* _What is needed_:
Only the lines from the start of the data to the line containing "plt.rcParams['font.family'] = ['Liberation", both included, should be output, exactly and without pictures.

* _Entries_:
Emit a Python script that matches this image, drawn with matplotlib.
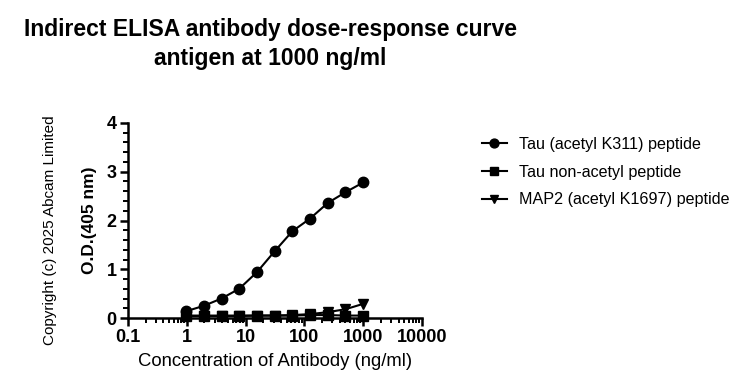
import matplotlib
matplotlib.use("Agg")
import matplotlib.pyplot as plt
import numpy as np
from matplotlib.ticker import LogLocator, NullFormatter, FixedLocator, MultipleLocator

plt.rcParams['font.family'] = ['Liberation Sans', 'DejaVu Sans']

conc = [0.98, 1.95, 3.9, 7.8, 15.6, 31.25, 62.5, 125, 250, 500, 1000]
tau_acetyl = [0.14, 0.25, 0.40, 0.60, 0.94, 1.37, 1.78, 2.04, 2.36, 2.58, 2.78]
tau_non = [0.05, 0.05, 0.05, 0.05, 0.05, 0.05, 0.05, 0.06, 0.06, 0.05, 0.05]
map2 = [0.04, 0.04, 0.04, 0.04, 0.05, 0.05, 0.06, 0.08, 0.12, 0.18, 0.29]
labels = ["Tau (acetyl K311) peptide", "Tau non-acetyl peptide", "MAP2 (acetyl K1697) peptide"]
xticks = [0.1, 1, 10, 100, 1000, 10000]
xticklabels = ["0.1", "1", "10", "100", "1000", "10000"]
yticks = [0, 1, 2, 3, 4]

fig = plt.figure(figsize=(7.51, 3.88), dpi=100)
ax = fig.add_axes([0.1704, 0.1804, 0.3915, 0.5026])

l1, = ax.plot(conc, tau_acetyl, '-o', color='black', lw=1.5, ms=7.5, clip_on=False, zorder=5)
l2, = ax.plot(conc, tau_non, '-s', color='black', lw=1.5, ms=7, clip_on=False, zorder=4)
l3, = ax.plot(conc, map2, '-v', color='black', lw=1.5, ms=7.5, clip_on=False, zorder=3)

ax.set_xscale('log')
ax.set_xlim(0.1, 10000)
ax.set_ylim(0, 4)
ax.xaxis.set_major_locator(FixedLocator(xticks))
ax.set_xticklabels(xticklabels)
ax.xaxis.set_minor_locator(LogLocator(base=10, subs=np.arange(2, 10), numticks=20))
ax.xaxis.set_minor_formatter(NullFormatter())
ax.yaxis.set_major_locator(FixedLocator(yticks))
ax.yaxis.set_minor_locator(MultipleLocator(0.2))

for s in ['top', 'right']:
    ax.spines[s].set_visible(False)
for s in ['left', 'bottom']:
    ax.spines[s].set_linewidth(1.8)

ax.tick_params(axis='both', which='major', width=1.8, length=6, labelsize=13, direction='out', pad=2)
ax.tick_params(axis='both', which='minor', width=1.4, length=3.5)
for t in ax.get_xticklabels() + ax.get_yticklabels():
    t.set_fontweight('bold')

ax.set_xlabel("Concentration of Antibody (ng/ml)", fontsize=13.3, labelpad=5)
ax.set_ylabel("O.D.(405 nm)", fontsize=12.5, fontweight='bold', labelpad=7)

fig.text(0.36, 0.887, "Indirect ELISA antibody dose-response curve\nantigen at 1000 ng/ml",
         ha='center', va='center', fontsize=16.5, fontweight='bold', linespacing=1.3)
fig.text(0.067, 0.407, "Copyright (c) 2025 Abcam Limited", rotation=90,
         ha='center', va='center', fontsize=11)

fig.legend([l1, l2, l3], labels, loc='upper left', bbox_to_anchor=(0.623, 0.685),
           frameon=False, fontsize=11.6, handlelength=1.5, handletextpad=0.8,
           labelspacing=0.8, markerscale=0.85)

fig.savefig("out.png", dpi=100)
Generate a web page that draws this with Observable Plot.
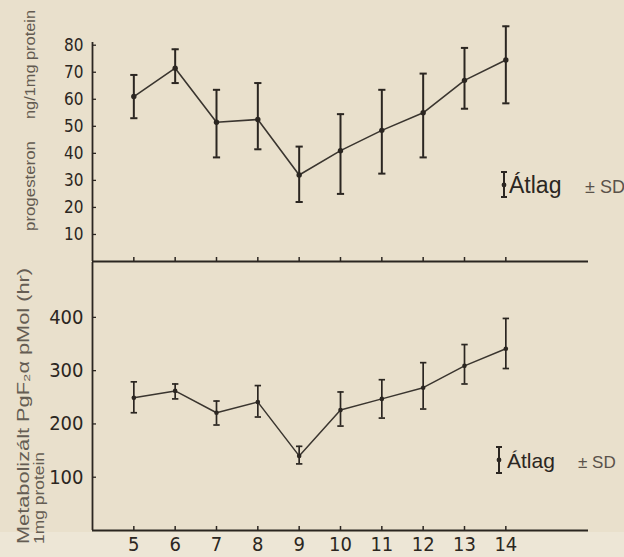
<!DOCTYPE html>
<html><head><meta charset="utf-8">
<script src="https://cdn.jsdelivr.net/npm/d3@7"></script>
<script src="https://cdn.jsdelivr.net/npm/@observablehq/plot@0.6"></script>
<style>
body{margin:0;background:#e9e0cc;}
#wrap{position:relative;width:624px;height:557px;overflow:hidden;background:#e9e0cc;}
#strip{position:absolute;left:0;top:532px;width:624px;height:25px;background:#ede6d6;}
.panel{position:absolute;left:0;}
#overlay{position:absolute;left:0;top:0;pointer-events:none;}
</style></head><body><div id="wrap"><div id="strip"></div></div>
<script>
const days = [5,6,7,8,9,10,11,12,13,14];
const progMean = [61,71.5,51.5,52.5,32,41,48.5,55,67,74.5];
const progLow  = [53,66,38.5,41.5,22,25,32.5,38.5,56.5,58.5];
const progHigh = [69,78.5,63.5,66,42.5,54.5,63.5,69.5,79,87];
const pgMean = [249,262,221,241,140,226,247,268,309,341];
const pgLow  = [221,247,198,213,125,196,211,228,275,304];
const pgHigh = [279,275,243,272,158,260,283,315,349,398];
const progTicks = [10,20,30,40,50,60,70,80];
const pgTicks = [100,200,300,400];
const progTitleA = "progesteron";
const progTitleB = "ng/1mg protein";
const pgTitle1 = "Metabolizált PgF₂α pMol (hr)";
const pgTitle2 = "1mg protein";
const legendMean = "Átlag";
const legendSD = "± SD";

const ink = "#2b2621";
const lineInk = "#3a352f";
const fontCond = "'DejaVu Sans Condensed','DejaVu Sans',sans-serif";
const hcap = {draw(ctx, size){ const w = Math.sqrt(size/Math.PI); ctx.moveTo(-w,0); ctx.lineTo(w,0);} };

const progData = days.map((d,i)=>({day:d, mean:progMean[i], lo:progLow[i], hi:progHigh[i]}));
const pgData = days.map((d,i)=>({day:d, mean:pgMean[i], lo:pgLow[i], hi:pgHigh[i]}));

const wrap = document.getElementById("wrap");

const topPlot = Plot.plot({
  width:624, height:264, marginLeft:92, marginRight:36, marginTop:42, marginBottom:3,
  x:{domain:[4,16]}, y:{domain:[0,81]},
  style:{background:"transparent", color:ink, fontFamily:fontCond, overflow:"visible"},
  marks:[
    Plot.ruleY([0],{stroke:ink,strokeWidth:1.8}),
    Plot.ruleX([4],{stroke:ink,strokeWidth:1.8}),
    Plot.axisX(days,{tickSize:-4, tickFormat:()=>"", label:null, stroke:ink, strokeWidth:1.5}),
    Plot.axisY(progTicks,{tickSize:-4, tickPadding:13, fontSize:17, label:null, stroke:ink, strokeWidth:1.3}),
    Plot.ruleX(progData,{x:"day",y1:"lo",y2:"hi",stroke:ink,strokeWidth:2}),
    Plot.dot(progData,{x:"day",y:"lo",symbol:hcap,r:3.6,stroke:ink,strokeWidth:2}),
    Plot.dot(progData,{x:"day",y:"hi",symbol:hcap,r:3.6,stroke:ink,strokeWidth:2}),
    Plot.line(progData,{x:"day",y:"mean",stroke:lineInk,strokeWidth:1.6}),
    Plot.dot(progData,{x:"day",y:"mean",r:2.7,fill:ink})
  ]
});
topPlot.classList.add("panel"); topPlot.style.top = "0px";
wrap.appendChild(topPlot);

const botPlot = Plot.plot({
  width:624, height:295, marginLeft:92, marginRight:36, marginTop:0, marginBottom:27,
  x:{domain:[4,16]}, y:{domain:[0,503]},
  style:{background:"transparent", color:ink, fontFamily:fontCond, overflow:"visible"},
  marks:[
    Plot.ruleY([0],{stroke:ink,strokeWidth:1.8}),
    Plot.ruleX([4],{stroke:ink,strokeWidth:1.8}),
    Plot.axisX(days,{tickSize:-4, tickPadding:10, fontSize:20, label:null, stroke:ink, strokeWidth:1.5}),
    Plot.axisY(pgTicks,{tickSize:-4, tickPadding:13, fontSize:20, label:null, stroke:ink, strokeWidth:1.3}),
    Plot.ruleX(pgData,{x:"day",y1:"lo",y2:"hi",stroke:ink,strokeWidth:1.7}),
    Plot.dot(pgData,{x:"day",y:"lo",symbol:hcap,r:3.2,stroke:ink,strokeWidth:1.7}),
    Plot.dot(pgData,{x:"day",y:"hi",symbol:hcap,r:3.2,stroke:ink,strokeWidth:1.7}),
    Plot.line(pgData,{x:"day",y:"mean",stroke:lineInk,strokeWidth:1.5}),
    Plot.dot(pgData,{x:"day",y:"mean",r:2.3,fill:ink})
  ]
});
botPlot.classList.add("panel"); botPlot.style.top = "262px";
wrap.appendChild(botPlot);

// Overlay: axis titles and legends
const NS = "http://www.w3.org/2000/svg";
const ov = document.createElementNS(NS,"svg");
ov.setAttribute("id","overlay"); ov.setAttribute("width",624); ov.setAttribute("height",557);
function el(tag, attrs, text){
  const e = document.createElementNS(NS,tag);
  for (const k in attrs) e.setAttribute(k, attrs[k]);
  if (text != null) e.textContent = text;
  ov.appendChild(e); return e;
}
const sans = "'Liberation Sans',Arial,sans-serif";
// top title
el("text",{transform:"translate(35,231) rotate(-90)", "font-family":sans, "font-size":15, fill:"#625a50", textLength:90, lengthAdjust:"spacingAndGlyphs"}, progTitleA);
el("text",{transform:"translate(35,119) rotate(-90)", "font-family":sans, "font-size":15, fill:"#625a50", textLength:109, lengthAdjust:"spacingAndGlyphs"}, progTitleB);
// bottom title
el("text",{transform:"translate(29,544) rotate(-90)", "font-family":sans, "font-size":17, fill:"#655d53", textLength:276, lengthAdjust:"spacingAndGlyphs"}, pgTitle1);
el("text",{transform:"translate(44,544) rotate(-90)", "font-family":sans, "font-size":15, fill:"#655d53", textLength:92, lengthAdjust:"spacingAndGlyphs"}, pgTitle2);

function legend(x, y1, y2, ym, tx, ty, fs, sx, sfs){
  el("line",{x1:x,x2:x,y1:y1,y2:y2,stroke:ink,"stroke-width":2});
  el("line",{x1:x-3,x2:x+3,y1:y1,y2:y1,stroke:ink,"stroke-width":2});
  el("line",{x1:x-3,x2:x+3,y1:y2,y2:y2,stroke:ink,"stroke-width":2});
  el("circle",{cx:x,cy:ym,r:2.4,fill:ink});
  el("text",{x:tx,y:ty,"font-family":sans,"font-size":fs,fill:ink}, legendMean);
  el("text",{x:sx,y:ty,"font-family":sans,"font-size":sfs,fill:"#5a524a"}, legendSD);
}
legend(504, 172, 197, 185, 509, 193, 23, 585, 18);
legend(499, 447, 473, 460, 507, 468, 21, 578, 17);
wrap.appendChild(ov);
</script></body></html>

* _Answer below_:
Emit a Python script that matches this image, drawn with matplotlib.
import matplotlib
matplotlib.use("Agg")
import matplotlib.pyplot as plt
import numpy as np
from matplotlib.ticker import LogLocator, NullFormatter, FixedLocator, MultipleLocator

plt.rcParams['font.family'] = ['Liberation Sans', 'DejaVu Sans']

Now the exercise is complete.